Valorant Esports Future | What’s Next?
With that in mind, it’s about time to wrap everything up!
Valorant esports potential is definitely there! The game had massive exposure even before it was released. Post-release, people were expecting it to retain the massive Twitch viewership fueled by the beta key drops. Needless to say, that didn’t happen – the viewership numbers fell down and people started doubting Riot Games’ creation.
However, the viewership numbers aren’t catastrophic. Sure, they aren’t at the level of CSGO, Dota 2, or League of Legends, but expecting that from a brand-new game, a brand-new IP, is a bit silly, don’t you think?

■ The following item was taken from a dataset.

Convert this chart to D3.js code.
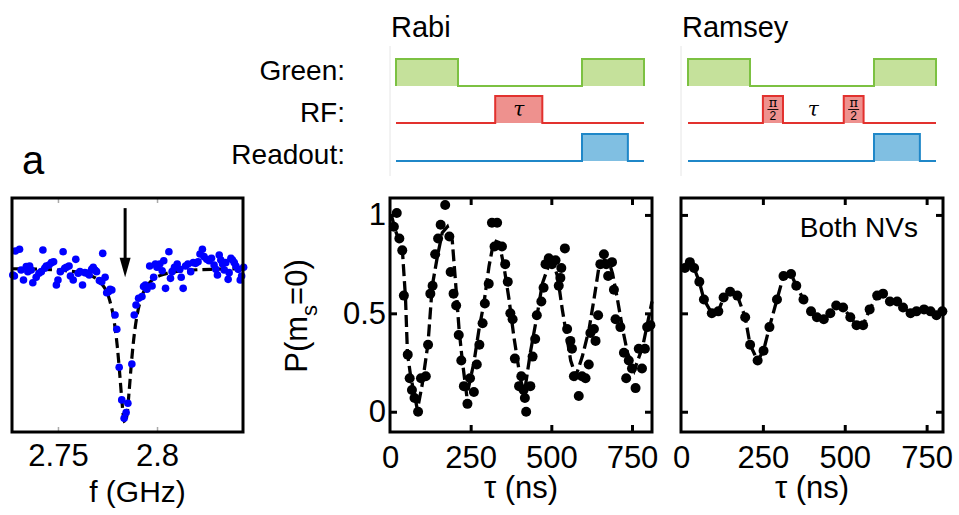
<!DOCTYPE html>
<html><head><meta charset="utf-8">
<script src="https://cdn.jsdelivr.net/npm/d3@7"></script>
<style>
body{margin:0;background:#fff}
svg{display:block}
text{font-family:"Liberation Sans",Arial,Helvetica,sans-serif;fill:#000}
</style>
</head><body>
<svg id="chart" width="959" height="515"></svg>
<script>
// ---------------- DATA ----------------
// ODMR spectrum (panel a, left)
const odmrFreq = [2.7285,2.7306,2.7272,2.7280,2.7326,2.7314,2.7340,2.7357,2.7365,2.7348,2.7373,2.7390,2.7404,2.7416,2.7424,2.7433,2.7441,2.7455,2.7467,2.7478,2.7492,2.7500,2.7512,2.7526,2.7534,2.7543,2.7556,2.7563,2.7577,2.7590,2.7602,2.7611,2.7624,2.7636,2.7648,2.7658,2.7670,2.7678,2.7687,2.7695,2.7709,2.7721,2.7726,2.7738,2.7746,2.7755,2.7763,2.7772,2.7788,2.7797,2.7809,2.7822,2.7834,2.7844,2.7853,2.7873,2.7885,2.7894,2.7907,2.7924,2.7932,2.7941,2.7949,2.7963,2.7975,2.7983,2.7992,2.8000,2.8014,2.8026,2.8034,2.8043,2.8060,2.8068,2.8076,2.8088,2.8102,2.8115,2.8122,2.8132,2.8144,2.8156,2.8170,2.8183,2.8195,2.8207,2.8217,2.8229,2.8237,2.8251,2.8263,2.8275,2.8288,2.8297,2.8305,2.8314,2.8322,2.8331,2.8339,2.8347,2.8359,2.8364,2.8373,2.8381,2.8390,2.8398,2.8410,2.8420,2.8427,2.8437];
const odmrSignal = [1.0165,1.0181,0.9932,0.9923,0.9884,0.9981,1.0013,1.0020,0.9981,0.9965,0.9858,0.9910,0.9949,0.9965,1.0174,0.9997,1.0020,1.0029,1.0052,1.0061,0.9836,0.9884,0.9965,1.0158,0.9997,1.0007,1.0020,0.9923,0.9884,1.0084,0.9949,0.9965,0.9836,0.9955,0.9949,0.9932,0.9987,1.0007,0.9981,0.9965,0.9878,0.9868,1.0142,0.9910,0.9761,0.9771,0.9794,0.9787,0.9545,0.9407,0.9039,0.8723,0.8545,0.8600,0.8690,0.9071,0.9545,0.9642,0.9707,0.9723,0.9820,0.9836,0.9794,1.0020,0.9826,0.9910,1.0039,1.0007,1.0039,0.9974,1.0071,0.9803,1.0158,0.9900,0.9965,1.0007,1.0039,0.9987,0.9910,0.9803,1.0020,1.0039,0.9965,1.0052,1.0045,1.0061,1.0136,1.0181,1.0110,1.0084,1.0071,1.0094,1.0029,0.9987,0.9932,1.0126,1.0078,1.0039,0.9981,1.0052,0.9890,0.9955,1.0094,1.0078,1.0052,1.0020,0.9987,0.9884,0.9923,1.0007];
// Lorentzian fit curve
const odmrFitFreq = [2.7268,2.7400,2.7550,2.7650,2.7720,2.7760,2.7780,2.7800,2.7810,2.7820,2.7830,2.7839,2.7850,2.7860,2.7870,2.7880,2.7900,2.7920,2.7960,2.8030,2.8150,2.8300,2.8434];
const odmrFitSignal = [0.9993,0.9988,0.9972,0.9936,0.9848,0.9694,0.9528,0.9231,0.9017,0.8776,0.8572,0.8500,0.8605,0.8824,0.9063,0.9268,0.9549,0.9706,0.9852,0.9937,0.9976,0.9989,0.9993];
const odmrArrowFreq = 2.7839;
const odmrTicks = [2.75, 2.8];

// Rabi (middle)
const rabiTau = [12,21,29,38,43,55,61,68,76,87,96,111,118,125,132,140,149,157,171,184,188,197,205,213,221,229,240,248,260,269,277,287,294,306,316,324,332,347,357,365,373,380,387,400,407,414,418,422,435,442,450,455,469,476,482,492,502,513,523,528,531,542,549,559,564,570,585,595,606,616,621,632,637,645,652,663,670,676,688,694,699,714,725,732,740,750,761,771,781,790,797,807];
const rabiP = [0.94,1.01,0.88,0.82,0.59,0.29,0.17,0.11,0.07,0.00,0.17,0.18,0.34,0.60,0.64,0.80,0.88,0.95,1.05,0.89,0.71,0.60,0.54,0.39,0.26,0.13,0.04,0.17,0.10,0.24,0.34,0.45,0.55,0.65,0.96,0.84,0.96,0.84,0.75,0.66,0.50,0.47,0.27,0.13,0.18,0.11,0.07,0.00,0.13,0.28,0.37,0.49,0.56,0.63,0.75,0.78,0.75,0.77,0.64,0.68,0.73,0.83,0.42,0.36,0.32,0.18,0.08,0.18,0.17,0.24,0.40,0.42,0.36,0.49,0.75,0.80,0.75,0.69,0.76,0.62,0.47,0.43,0.30,0.17,0.26,0.22,0.12,0.32,0.22,0.32,0.43,0.44];
// Rabi fit (dashed line)
const rabiFitTau = [4,17,38,48,54,64,85,100,118,131,147,162,178,193,204,214,224,238,260,276,291,307,322,338,353,369,384,400,415,436,457,472,493,509,519,534,550,560,576,596,617,633,648,664,679,690,705,721,736,757,783,812];
const rabiFitP = [1.00,0.92,0.83,0.58,0.30,0.18,0.01,0.14,0.35,0.64,0.79,0.91,0.94,0.87,0.64,0.42,0.26,0.08,0.25,0.42,0.55,0.74,0.87,0.86,0.74,0.57,0.38,0.21,0.08,0.31,0.50,0.65,0.75,0.74,0.69,0.52,0.36,0.26,0.18,0.28,0.42,0.58,0.74,0.77,0.76,0.70,0.57,0.42,0.30,0.21,0.33,0.56];

// Ramsey (right)
const ramseyTau = [12,27,40,56,70,94,114,130,150,172,196,211,234,252,270,293,313,336,352,374,397,415,436,456,474,495,517,536,556,576,599,617,638,660,678,701,719,742,762,780,798];
const ramseyP = [0.73,0.76,0.73,0.66,0.57,0.50,0.51,0.58,0.61,0.59,0.48,0.34,0.26,0.31,0.43,0.57,0.69,0.70,0.64,0.57,0.51,0.48,0.47,0.50,0.54,0.53,0.48,0.44,0.44,0.52,0.59,0.60,0.56,0.56,0.53,0.50,0.51,0.52,0.51,0.49,0.51];

const tauTicks = [0, 250, 500, 750];
const pTicks = [0, 0.5, 1];

// Pulse sequences (schematic time, 0-100)
const channelNames = ["Green:", "RF:", "Readout:"];
const rabiGreen = [[0,25],[75,100]];
const rabiRF = [[40,59]];
const rabiReadout = [[75,93.5]];
const ramseyGreen = [[0,25],[75,100]];
const ramseyRF = [[30.2,38.3],[62.8,70.8]];
const ramseyReadout = [[75,93.5]];

// ---------------- DRAW ----------------
const svg = d3.select("#chart");
const FS = 28;   // diagram labels
const TS = 31;   // tick labels and axis titles

// ---- pulse diagrams ----
const rowY = [{lo:86, hi:59}, {lo:123, hi:96}, {lo:161, hi:134}];
const chanStroke = ["#7cc142", "#e2312e", "#1f87c8"];
const chanFill = ["#c5e19b", "#ee918e", "#80bfe2"];

channelNames.forEach((n, i) => {
  svg.append("text").attr("x", 345).attr("y", [80,122,164][i])
    .attr("text-anchor", "end").attr("font-size", FS).text(n);
});

function drawSeq(x0, x1, chans, title, sepX) {
  const s = d3.scaleLinear().domain([0, 100]).range([x0, x1]);
  svg.append("line").attr("x1", sepX).attr("x2", sepX).attr("y1", 46).attr("y2", 176)
    .attr("stroke", "#e6e6e6").attr("stroke-width", 1);
  svg.append("text").attr("x", sepX + 1).attr("y", 37).attr("font-size", 29).text(title);
  chans.forEach((pulses, i) => {
    const r = rowY[i];
    const g = svg.append("g");
    pulses.forEach(p => {
      g.append("rect").attr("x", s(p[0])).attr("y", r.hi).attr("width", s(p[1]) - s(p[0]))
        .attr("height", r.lo - r.hi).attr("fill", chanFill[i]);
    });
    const pts = [[0, r.lo]];
    pulses.forEach(p => { pts.push([p[0], r.lo], [p[0], r.hi], [p[1], r.hi], [p[1], r.lo]); });
    pts.push([100, r.lo]);
    g.append("path").attr("d", d3.line().x(d => s(d[0])).y(d => d[1])(pts))
      .attr("fill", "none").attr("stroke", chanStroke[i]).attr("stroke-width", 2);
  });
  return s;
}
const sR = drawSeq(396, 644, [rabiGreen, rabiRF, rabiReadout], "Rabi", 390);
const sM = drawSeq(688, 936, [ramseyGreen, ramseyRF, ramseyReadout], "Ramsey", 681);

// tau labels inside pulse diagrams
svg.append("text").attr("x", sR((rabiRF[0][0] + rabiRF[0][1]) / 2)).attr("y", 116)
  .attr("text-anchor", "middle").attr("font-size", 20).attr("font-style", "italic")
  .style("font-family", "DejaVu Serif, serif").text("τ");
svg.append("text").attr("x", sM((ramseyRF[0][1] + ramseyRF[1][0]) / 2)).attr("y", 116)
  .attr("text-anchor", "middle").attr("font-size", 20).attr("font-style", "italic")
  .style("font-family", "DejaVu Serif, serif").text("τ");
ramseyRF.forEach(p => {
  const cx = sM((p[0] + p[1]) / 2);
  svg.append("text").attr("x", cx).attr("y", 107).attr("text-anchor", "middle")
    .attr("font-size", 13).style("font-family", "DejaVu Serif, serif").text("π");
  svg.append("line").attr("x1", cx - 5.5).attr("x2", cx + 5.5).attr("y1", 109.5).attr("y2", 109.5)
    .attr("stroke", "#000").attr("stroke-width", 0.9);
  svg.append("text").attr("x", cx).attr("y", 120).attr("text-anchor", "middle")
    .attr("font-size", 12).text("2");
});

// "a" label
svg.append("text").attr("x", 22).attr("y", 174).attr("font-size", 40).text("a");

// ---- panel helpers ----
function frame(x0, x1, y0, y1) {
  svg.append("rect").attr("x", x0).attr("y", y0).attr("width", x1 - x0).attr("height", y1 - y0)
    .attr("fill", "none").attr("stroke", "#000").attr("stroke-width", 3);
}
function styleAxis(g, color, width) {
  g.select(".domain").remove();
  g.selectAll(".tick line").attr("stroke", color).attr("stroke-width", width);
  g.selectAll(".tick text").attr("font-size", TS).attr("fill", "#000")
    .style("font-family", "Liberation Sans, Arial, sans-serif");
}

// ---- left panel: ODMR ----
const L = {x0: 12, x1: 243, y0: 198, y1: 432};
const xL = d3.scaleLinear().domain([2.7268, 2.8434]).range([L.x0, L.x1]);
const yL = d3.scaleLinear().domain([0.8412, 1.0678]).range([L.y1, L.y0]);

const axLb = svg.append("g").attr("transform", `translate(0,${L.y1})`)
  .call(d3.axisBottom(xL).tickValues(odmrTicks).tickSizeInner(-5).tickSizeOuter(0).tickPadding(12)
    .tickFormat(d3.format("")));
styleAxis(axLb, "#aaa", 1.5);
const axLt = svg.append("g").attr("transform", `translate(0,${L.y0})`)
  .call(d3.axisTop(xL).tickValues(odmrTicks).tickSizeInner(-5).tickSizeOuter(0).tickFormat(""));
styleAxis(axLt, "#aaa", 1.5);

svg.append("path")
  .attr("d", d3.line().x((d, i) => xL(odmrFitFreq[i])).y((d, i) => yL(odmrFitSignal[i])).curve(d3.curveMonotoneX)(odmrFitFreq))
  .attr("fill", "none").attr("stroke", "#000").attr("stroke-width", 3.2).attr("stroke-dasharray", "10,5");

svg.append("g").selectAll("circle").data(odmrFreq).join("circle")
  .attr("cx", d => xL(d)).attr("cy", (d, i) => yL(odmrSignal[i])).attr("r", 3.8).attr("fill", "#0000ff");

// arrow
const ax = xL(odmrArrowFreq);
svg.append("line").attr("x1", ax).attr("x2", ax).attr("y1", yL(1.058)).attr("y2", yL(1.008))
  .attr("stroke", "#000").attr("stroke-width", 3);
svg.append("path").attr("d", `M${ax - 5.5},${yL(1.010)} L${ax + 5.5},${yL(1.010)} L${ax},${yL(0.991)} Z`).attr("fill", "#000");

frame(L.x0, L.x1, L.y0, L.y1);
svg.append("text").attr("x", (L.x0 + L.x1) / 2 + 10).attr("y", 502).attr("text-anchor", "middle")
  .attr("font-size", 30).text("f (GHz)");

// ---- data panels ----
function dataPanel(P) {
  const x = d3.scaleLinear().domain([0, P.tmax]).range([P.x0, P.x1]);
  const y = d3.scaleLinear().domain([-0.103, 1.086]).range([432, 198]);
  const gb = svg.append("g").attr("transform", "translate(0,432)")
    .call(d3.axisBottom(x).tickValues(tauTicks).tickSizeInner(-7).tickSizeOuter(0).tickPadding(14));
  styleAxis(gb, "#000", 3);
  gb.selectAll(".tick").filter(d => d === 0).select("line").remove();
  const gt = svg.append("g").attr("transform", "translate(0,198)")
    .call(d3.axisTop(x).tickValues(tauTicks.filter(d => d > 0)).tickSizeInner(-7).tickSizeOuter(0).tickFormat(""));
  styleAxis(gt, "#000", 3);
  const gl = svg.append("g").attr("transform", `translate(${P.x0},0)`)
    .call(d3.axisLeft(y).tickValues(pTicks).tickSizeInner(-7).tickSizeOuter(0).tickPadding(4)
      .tickFormat(P.yLabels ? d3.format("") : ""));
  styleAxis(gl, "#000", 3);
  const gr = svg.append("g").attr("transform", `translate(${P.x1},0)`)
    .call(d3.axisRight(y).tickValues(pTicks).tickSizeInner(-7).tickSizeOuter(0).tickFormat(""));
  styleAxis(gr, "#000", 3);

  svg.append("path")
    .attr("d", d3.line().x((d, i) => x(P.lineT[i])).y((d, i) => y(P.lineP[i]))(P.lineT))
    .attr("fill", "none").attr("stroke", "#000").attr("stroke-width", 3.3)
    .attr("stroke-dasharray", "12,5");
  svg.append("g").selectAll("circle").data(P.t).join("circle")
    .attr("cx", d => x(d)).attr("cy", (d, i) => y(P.p[i])).attr("r", 5).attr("fill", "#000");
  frame(P.x0, P.x1, 198, 432);
  svg.append("text").attr("x", (P.x0 + P.x1) / 2).attr("y", 498).attr("text-anchor", "middle")
    .attr("font-size", TS).text("τ (ns)");
}
dataPanel({x0: 390, x1: 652, tmax: 812, t: rabiTau, p: rabiP, lineT: rabiFitTau, lineP: rabiFitP, yLabels: true});
dataPanel({x0: 681, x1: 943, tmax: 800, t: ramseyTau, p: ramseyP, lineT: ramseyTau, lineP: ramseyP, yLabels: false});

svg.append("text").attr("x", 918).attr("y", 237).attr("text-anchor", "end")
  .attr("font-size", FS).text("Both NVs");

// y label
const yl = svg.append("text").attr("transform", "translate(307,316) rotate(-90)")
  .attr("text-anchor", "middle").attr("font-size", TS);
yl.append("tspan").text("P(m");
yl.append("tspan").attr("font-size", 22).attr("dy", 10).text("s");
yl.append("tspan").attr("dy", -10).text("=0)");
</script>
</body></html>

Personally, I respect Riot Games and their passive approach with Valorant. They will let the game develop at its own pace without forcing it to become an immediate success. They won’t (hopefully) start pumping tons of money into it, hoping it’ll attract more partnerships. They’ll remain passive and jump in in times of need.
Seeing the number of professional organizations making their way into Valorant, and witnessing a huge influx of ex-CSGO stars flooding the scene, I honestly think nothing can endanger the future of Valorant esports. It won’t be a massive success right off the bat, but it will find its place under the dream sky of the esports industry.